The 'All the world's a stage and every one of us is giving a performance' theme might be somewhat hoary, but Hitchcock delivers a reliably solid elaboration of it here, replete with the colourful supporting turns, sly humour and atmospherics that one would expect.
A nigh on perfect crime flick. Jean Gabin touches the sublime as an ageing gangster who just wants to go to bed. Also a clear influence on Scorsese's equally excellent The Irishman.
A visual tour de force. The rapid-fire editing and wirework transfigure the actors into living puppets inside an amorphous, ever-shifting psychedelic landscape, rendering a wuxia fantasy film into something more closely resembling an experimental Norman McLaren short. Filled with audacious imagery, like the sparks literally flying from off the side of the screen as two characters develop an almost instant physical chemistry. The plot is nonsense, of course, but one doesn't watch something like this for the story - it's pure, glorious spectacle.
Surprisingly interesting and fun! I was not a fan at all of his last film, Passion, which I thought lacked the subversive wit and panache of De Palma when he's on form, and which is quite often back in evidence here. There's something spectacularly tasteless about making a Hitchcockian chase movie centred on Isis and domestic terrorism, but De Palma makes the inherent schlockiness of the material work in his favour, leaning into the tensions between the subject matter and the execution to make a disturbing commentary on the way Islamist extremism feeds on and becomes a warped version of online celebrity, as exemplified in the hilarious moment when a suicide bomber grins stupidly as he waits for a drone to descend into the bull ring and capture his 'close-up'.

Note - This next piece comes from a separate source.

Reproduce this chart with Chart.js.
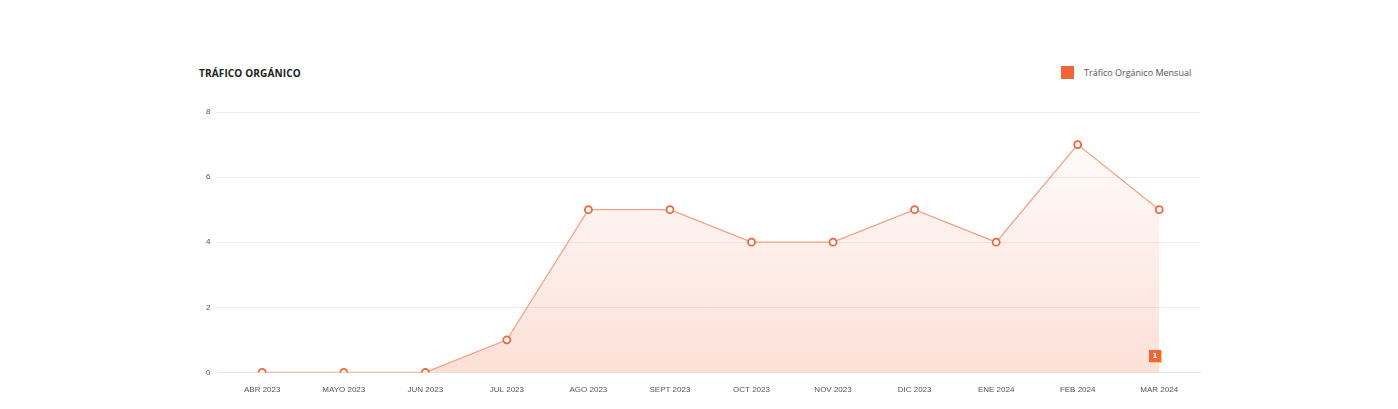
<!DOCTYPE html>
<html>
<head>
<meta charset="utf-8">
<script src="https://cdn.jsdelivr.net/npm/chart.js@4"></script>
<style>
    html, body { margin: 0; padding: 0; background: #fff; }
    body { width: 1398px; height: 409px; position: relative; overflow: hidden; font-family: "Open Sans", sans-serif; }
    .chart-title { position: absolute; left: 199px; top: 66px; font-size: 10px; font-weight: 700; color: #222; letter-spacing: 0.15px; }
    .legend { position: absolute; left: 1061px; top: 66px; display: flex; align-items: center; font-size: 9px; color: #555; }
    .legend .swatch { width: 13px; height: 13px; background: #f26539; margin-right: 10px; }
    .wrap { position: absolute; left: 0; top: 0; width: 1398px; height: 409px; }
    .badge { position: absolute; left: 1149px; top: 350px; width: 12px; height: 12px; background: #f26539; color: #fff; font-size: 7px; font-weight: 700; text-align: center; line-height: 12px; box-shadow: 1px 1px 0 #f5d547; font-family: "DejaVu Sans", sans-serif; }
</style>
</head>
<body>
<div class="chart-title">TRÁFICO ORGÁNICO</div>
<div class="legend"><span class="swatch"></span>Tráfico Orgánico Mensual</div>
<div class="wrap"><canvas id="trafficChart" width="1398" height="409"></canvas></div>
<div class="badge">1</div>

<script>
// Data
const months = ['ABR 2023', 'MAYO 2023', 'JUN 2023', 'JUL 2023', 'AGO 2023', 'SEPT 2023', 'OCT 2023', 'NOV 2023', 'DIC 2023', 'ENE 2024', 'FEB 2024', 'MAR 2024'];
const organicTraffic = [0, 0, 0, 1, 5, 5, 4, 4, 5, 4, 7, 5];
const yTicks = [0, 2, 4, 6, 8];

function areaGradient(context) {
    const { ctx, chartArea } = context.chart;
    if (!chartArea) return 'rgba(242,101,57,0.1)';
    const g = ctx.createLinearGradient(0, chartArea.top, 0, chartArea.bottom);
    g.addColorStop(0, 'rgba(242,101,57,0.0)');
    g.addColorStop(1, 'rgba(242,101,57,0.2)');
    return g;
}

const ctx = document.getElementById('trafficChart').getContext('2d');
new Chart(ctx, {
    type: 'line',
    data: {
        labels: months,
        datasets: [{
            label: 'Tráfico Orgánico Mensual',
            data: organicTraffic,
            borderColor: '#f8a083',
            borderWidth: 1.3,
            backgroundColor: areaGradient,
            fill: true,
            tension: 0,
            pointRadius: 3.5,
            pointBorderWidth: 1.8,
            pointBackgroundColor: '#fff',
            pointBorderColor: '#f26539'
        }]
    },
    options: {
        responsive: false,
        animation: false,
        layout: { padding: { left: 200, right: 198, top: 112, bottom: 1 } },
        plugins: { legend: { display: false }, tooltip: { enabled: false } },
        scales: {
            x: {
                offset: true,
                grid: { display: false, drawTicks: false },
                border: { color: '#e3e3e3' },
                ticks: { color: '#555', font: { family: 'Liberation Sans', size: 8 }, padding: 13, maxRotation: 0 }
            },
            y: {
                min: 0, max: 8,
                afterBuildTicks: s => { s.ticks = yTicks.map(v => ({ value: v })); },
                grid: { color: '#eeeeee', tickLength: 5, drawTicks: true },
                border: { display: false },
                ticks: { color: '#555', font: { family: 'Liberation Sans', size: 8 }, padding: 6 }
            }
        }
    }
});
</script>
</body>
</html>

Sure, its shoestring budget is all-too-apparent, and the choppy editing and abruptly sidelined characters expose the troubled production history, but it's notable that De Palma can still put together a more memorable set-piece with all of this against him than most filmmakers can muster with Hollywood backing.
Actually think this is an unheralded masterpiece. Christopher Walken is utterly terrifying and the film itself is chilling and mesmeric.
Deeply moving and unexpectedly profound. Also, the cinematography on display here is consistently more experimental than whole swathes of modern art-house movies, using wide angles and borderline abstract geometric compositions to depict frail, mortal human bodies at the mercy of the unbending forces of military order and modern warfare.
How is it possible for John Ford to have made so many truly great movies?
It's not been helpful for John Ford's legacy that many of his major films - like The Quiet Man - conceal their profound and ambivalent ruminations on tradition and culture and tolerance beneath such seemingly whimsical surfaces: it means that many inattentive modern viewers will come to his films unprepared for their manifold complexities and likely to dismiss them out of hand as little more than quaint and antiquated trifles.
Just one thing that leapt out at me on a first viewing is that the romance between Wayne and O'Hara must be one of the richest and strangest ever put onscreen: they're equal parts lovers, dupes, fighters and tormentors - both strong-willed and myopic yet sympathetic fools who goad and misunderstand and love each other, and can't see past their own cherished ideas to conceive of their partner's full subjectivity, until, blissfully, they finally do, in the movie's magnificent extended climax.